El Salvador, roughly the size of Massachusetts with a population of 6.5 million, was the largest hemispheric recipient of US military aide during the Cold War – including over four billion dollars during the 1980’s. With a legacy of stark socio-economic inequality, repressive right-wing rule and democratic struggle, El Salvador reached a breaking point in the late 1970’s. Government repression came to a violent apex in systemic efforts to eradicate leftists and alleged sympathizers. Official military efforts and paramilitary “death squad” operations claimed some 30,000 victims by the mid-1980’s. The violence fostered the coalescence of leftist groups and the military mobilization of the Marxist Farabundo Marti Liberation Front (FMLN) guerilla insurgency, which led the country into a full-scale civil war.
During the official war, which lasted twelve years and claimed an estimated 100,000 lives, military human rights abuses were widespread, including torture, forced “disappearance,” and child soldiering. The FMLN also engaged in abuses, though to a significantly lesser degree. In light of the violations (including murders of US citizens), the Carter administration wavered on aid to the military junta but ultimately restored funding. When Reagan came to power, funding of the Salvadoran military dramatically increased, often against congressional opposition, and the US continued to extensively fund the Salvadoran military until the 1992 ceasefire.
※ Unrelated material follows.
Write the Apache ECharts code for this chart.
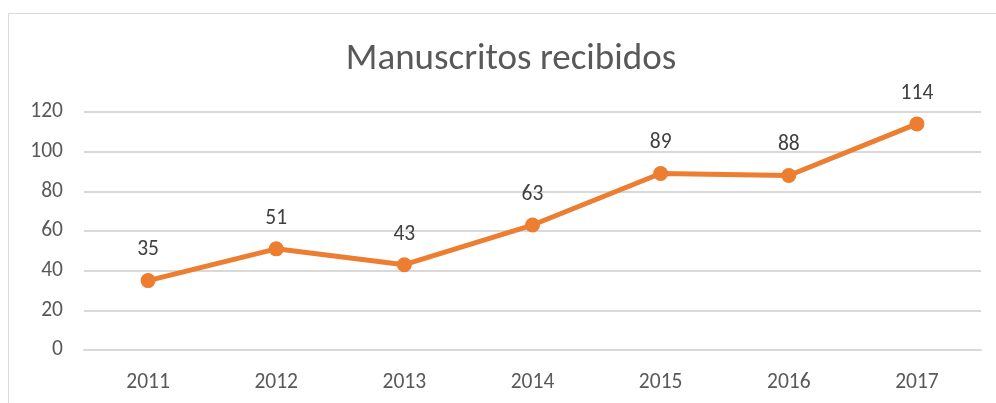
<!DOCTYPE html>
<html>
<head>
<meta charset="utf-8">
<script src="https://cdn.jsdelivr.net/npm/echarts@6/dist/echarts.min.js"></script>
<style>
  html, body { margin: 0; padding: 0; background: #fff; }
  #chart { width: 996px; height: 403px; }
</style>
</head>
<body>
<div id="chart"></div>
<script>
const years = ['2011', '2012', '2013', '2014', '2015', '2016', '2017'];
const manuscripts = [35, 51, 43, 63, 89, 88, 114];

const font = 'Carlito, "Open Sans", "Liberation Sans", sans-serif';
const chart = echarts.init(document.getElementById('chart'));

chart.setOption({
  animation: false,
  graphic: [{
    type: 'rect',
    shape: { x: 8.5, y: 13.5, width: 1100, height: 500 },
    style: { fill: 'none', stroke: '#d9d9d9', lineWidth: 1 },
    silent: true
  }],
  title: {
    text: 'Manuscritos recibidos',
    left: 506,
    top: 36,
    textAlign: 'center',
    textStyle: { fontFamily: font, fontSize: 37, fontWeight: 'normal', color: '#595959' }
  },
  grid: { left: 84, right: 15, top: 112, bottom: 53 },
  xAxis: {
    type: 'category',
    data: years,
    axisLine: { show: true, lineStyle: { color: '#d9d9d9', width: 2 } },
    axisTick: { show: false },
    axisLabel: { fontFamily: font, fontSize: 21.5, color: '#595959', margin: 22 }
  },
  yAxis: {
    type: 'value',
    min: 0,
    max: 120,
    interval: 20,
    axisLine: { show: false },
    axisTick: { show: false },
    splitLine: { lineStyle: { color: '#d9d9d9', width: 2 } },
    axisLabel: { fontFamily: font, fontSize: 21.5, color: '#595959', margin: 21 }
  },
  series: [{
    name: 'Manuscritos',
    type: 'line',
    data: manuscripts,
    symbol: 'circle',
    symbolSize: 15,
    lineStyle: { color: '#ED7D31', width: 5 },
    itemStyle: { color: '#ED7D31' },
    label: {
      show: true,
      position: 'top',
      distance: 12,
      fontFamily: font,
      fontSize: 21.5,
      color: '#404040'
    }
  }]
});
</script>
</body>
</html>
The early 1980’s saw a massive influx of Salvadoran refugees and illegal immigrants entering the US to escape death squads, the military, the FMLN, economic desolation, and other trappings of guerilla war. However, the United States refused to acknowledge the extent and often, existence, of a humanitarian crisis. Salvadorans were categorically denied amnesty in favor of refugees from communist countries. While these policies were successfully challenged in the early 1990’s, the status of Salvadorans in the US has remained precarious.